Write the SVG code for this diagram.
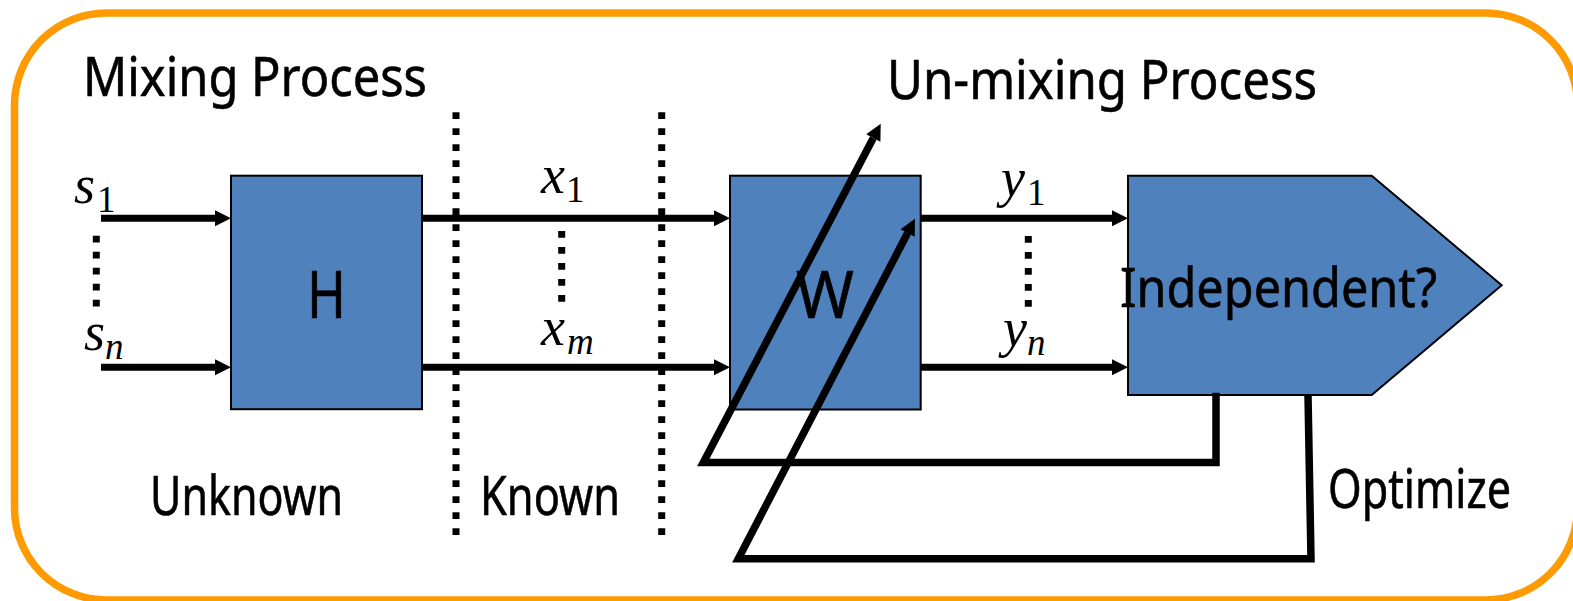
<svg xmlns="http://www.w3.org/2000/svg" width="1573" height="601" viewBox="0 0 1573 601">
<style>
.box{fill:#4F81BD;stroke:#000;stroke-width:2}
.lbl{font-family:"Noto Sans","DejaVu Sans","Liberation Sans",sans-serif;font-size:54px;fill:#000;stroke:#000;stroke-width:0.6}
.big{font-size:65px}
.mi{font-family:"Liberation Serif","DejaVu Serif",serif;font-style:italic;font-size:54px;fill:#000}
.sub{font-family:"Liberation Serif","DejaVu Serif",serif;font-size:37px;fill:#000}
.subi{font-family:"Liberation Serif","DejaVu Serif",serif;font-style:italic;font-size:37px;fill:#000}
.wire{fill:none;stroke:#000;stroke-width:7}
.arr{fill:none;stroke:#000;stroke-width:7;marker-end:url(#ah)}
.fb{fill:none;stroke:#000;stroke-width:7.5;marker-end:url(#ah)}
.dots{fill:none;stroke:#000;stroke-width:7;stroke-dasharray:6.7 9.3}
</style>
<defs>
<marker id="ah" markerUnits="userSpaceOnUse" markerWidth="18" markerHeight="18" refX="0" refY="8" orient="auto" overflow="visible">
<path d="M0,0 L16,8 L0,16 z" fill="#000"/>
</marker>
</defs>
<rect id="frame" x="14.5" y="13" width="1563" height="587" rx="92" ry="92" fill="#fff" stroke="#FF9A00" stroke-width="7.5"/>

<g id="titles">
<text class="lbl" x="83" y="96" textLength="344" lengthAdjust="spacingAndGlyphs">Mixing Process</text>
<text class="lbl" x="887" y="99" textLength="430" lengthAdjust="spacingAndGlyphs">Un-mixing Process</text>
<text class="lbl" x="150" y="515" textLength="193" lengthAdjust="spacingAndGlyphs">Unknown</text>
<text class="lbl" x="480" y="515" textLength="140" lengthAdjust="spacingAndGlyphs">Known</text>
<text class="lbl" x="1328" y="508" textLength="183" lengthAdjust="spacingAndGlyphs">Optimize</text>
</g>

<g id="dividers">
<line class="dots" x1="456" y1="112.3" x2="456" y2="536"/>
<line class="dots" x1="661.7" y1="112.3" x2="661.7" y2="536"/>
<line class="dots" x1="96.3" y1="235.7" x2="96.3" y2="307"/>
<line class="dots" x1="561.7" y1="231" x2="561.7" y2="303"/>
<line class="dots" x1="1028.3" y1="236" x2="1028.3" y2="307"/>
</g>

<g id="node-H">
<rect class="box" x="231" y="175.7" width="191" height="233.5"/>
<text class="lbl big" x="307" y="318" textLength="39" lengthAdjust="spacingAndGlyphs">H</text>
</g>

<g id="node-W">
<rect class="box" x="730" y="175.7" width="190.7" height="233.8"/>
<text class="lbl big" x="796" y="318" textLength="58" lengthAdjust="spacingAndGlyphs">W</text>
</g>

<g id="node-independent">
<polygon class="box" points="1128,175.7 1371.7,175.7 1501.7,285.3 1371.7,395 1128,395"/>
<text class="lbl" x="1120" y="307.3" textLength="317" lengthAdjust="spacingAndGlyphs">Independent?</text>
</g>

<g id="connectors">
<line class="arr" x1="101" y1="218.3" x2="215" y2="218.3"/>
<line class="arr" x1="101" y1="367.3" x2="215" y2="367.3"/>
<line class="arr" x1="422" y1="218.3" x2="714" y2="218.3"/>
<line class="arr" x1="422" y1="367.3" x2="714" y2="367.3"/>
<line class="arr" x1="920.7" y1="218.3" x2="1112" y2="218.3"/>
<line class="arr" x1="920.7" y1="367.3" x2="1112" y2="367.3"/>
<polyline class="fb" stroke-linejoin="miter" points="1216,392.7 1216,462.5 703.3,462.5 873.3,138"/>
<polyline class="fb" stroke-linejoin="miter" points="1308,395 1311,558.7 738.3,558.7 907.6,233"/>
</g>

<g id="signal-labels">
<text class="mi" x="74" y="203">s</text><text class="sub" x="97" y="212">1</text>
<text class="mi" x="84" y="350">s</text><text class="subi" x="105" y="359">n</text>
<text class="mi" x="541" y="193">x</text><text class="sub" x="566" y="202">1</text>
<text class="mi" x="541" y="345">x</text><text class="subi" x="567" y="354">m</text>
<text class="mi" x="1001" y="196">y</text><text class="sub" x="1027" y="205">1</text>
<text class="mi" x="1003" y="346">y</text><text class="subi" x="1027" y="355">n</text>
</g>
</svg>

***

[GIVEN TASK]:
Print the full listing exactly, dropping the pictures.

[EXERCISE OUTPUT]:
Write the SVG code for this diagram.
<svg xmlns="http://www.w3.org/2000/svg" width="1573" height="601" viewBox="0 0 1573 601">
<style>
.box{fill:#4F81BD;stroke:#000;stroke-width:2}
.lbl{font-family:"Noto Sans","DejaVu Sans","Liberation Sans",sans-serif;font-size:54px;fill:#000;stroke:#000;stroke-width:0.6}
.big{font-size:65px}
.mi{font-family:"Liberation Serif","DejaVu Serif",serif;font-style:italic;font-size:54px;fill:#000}
.sub{font-family:"Liberation Serif","DejaVu Serif",serif;font-size:37px;fill:#000}
.subi{font-family:"Liberation Serif","DejaVu Serif",serif;font-style:italic;font-size:37px;fill:#000}
.wire{fill:none;stroke:#000;stroke-width:7}
.arr{fill:none;stroke:#000;stroke-width:7;marker-end:url(#ah)}
.fb{fill:none;stroke:#000;stroke-width:7.5;marker-end:url(#ah)}
.dots{fill:none;stroke:#000;stroke-width:7;stroke-dasharray:6.7 9.3}
</style>
<defs>
<marker id="ah" markerUnits="userSpaceOnUse" markerWidth="18" markerHeight="18" refX="0" refY="8" orient="auto" overflow="visible">
<path d="M0,0 L16,8 L0,16 z" fill="#000"/>
</marker>
</defs>
<rect id="frame" x="14.5" y="13" width="1563" height="587" rx="92" ry="92" fill="#fff" stroke="#FF9A00" stroke-width="7.5"/>

<g id="titles">
<text class="lbl" x="83" y="96" textLength="344" lengthAdjust="spacingAndGlyphs">Mixing Process</text>
<text class="lbl" x="887" y="99" textLength="430" lengthAdjust="spacingAndGlyphs">Un-mixing Process</text>
<text class="lbl" x="150" y="515" textLength="193" lengthAdjust="spacingAndGlyphs">Unknown</text>
<text class="lbl" x="480" y="515" textLength="140" lengthAdjust="spacingAndGlyphs">Known</text>
<text class="lbl" x="1328" y="508" textLength="183" lengthAdjust="spacingAndGlyphs">Optimize</text>
</g>

<g id="dividers">
<line class="dots" x1="456" y1="112.3" x2="456" y2="536"/>
<line class="dots" x1="661.7" y1="112.3" x2="661.7" y2="536"/>
<line class="dots" x1="96.3" y1="235.7" x2="96.3" y2="307"/>
<line class="dots" x1="561.7" y1="231" x2="561.7" y2="303"/>
<line class="dots" x1="1028.3" y1="236" x2="1028.3" y2="307"/>
</g>

<g id="node-H">
<rect class="box" x="231" y="175.7" width="191" height="233.5"/>
<text class="lbl big" x="307" y="318" textLength="39" lengthAdjust="spacingAndGlyphs">H</text>
</g>

<g id="node-W">
<rect class="box" x="730" y="175.7" width="190.7" height="233.8"/>
<text class="lbl big" x="796" y="318" textLength="58" lengthAdjust="spacingAndGlyphs">W</text>
</g>

<g id="node-independent">
<polygon class="box" points="1128,175.7 1371.7,175.7 1501.7,285.3 1371.7,395 1128,395"/>
<text class="lbl" x="1120" y="307.3" textLength="317" lengthAdjust="spacingAndGlyphs">Independent?</text>
</g>

<g id="connectors">
<line class="arr" x1="101" y1="218.3" x2="215" y2="218.3"/>
<line class="arr" x1="101" y1="367.3" x2="215" y2="367.3"/>
<line class="arr" x1="422" y1="218.3" x2="714" y2="218.3"/>
<line class="arr" x1="422" y1="367.3" x2="714" y2="367.3"/>
<line class="arr" x1="920.7" y1="218.3" x2="1112" y2="218.3"/>
<line class="arr" x1="920.7" y1="367.3" x2="1112" y2="367.3"/>
<polyline class="fb" stroke-linejoin="miter" points="1216,392.7 1216,462.5 703.3,462.5 873.3,138"/>
<polyline class="fb" stroke-linejoin="miter" points="1308,395 1311,558.7 738.3,558.7 907.6,233"/>
</g>

<g id="signal-labels">
<text class="mi" x="74" y="203">s</text><text class="sub" x="97" y="212">1</text>
<text class="mi" x="84" y="350">s</text><text class="subi" x="105" y="359">n</text>
<text class="mi" x="541" y="193">x</text><text class="sub" x="566" y="202">1</text>
<text class="mi" x="541" y="345">x</text><text class="subi" x="567" y="354">m</text>
<text class="mi" x="1001" y="196">y</text><text class="sub" x="1027" y="205">1</text>
<text class="mi" x="1003" y="346">y</text><text class="subi" x="1027" y="355">n</text>
</g>
</svg>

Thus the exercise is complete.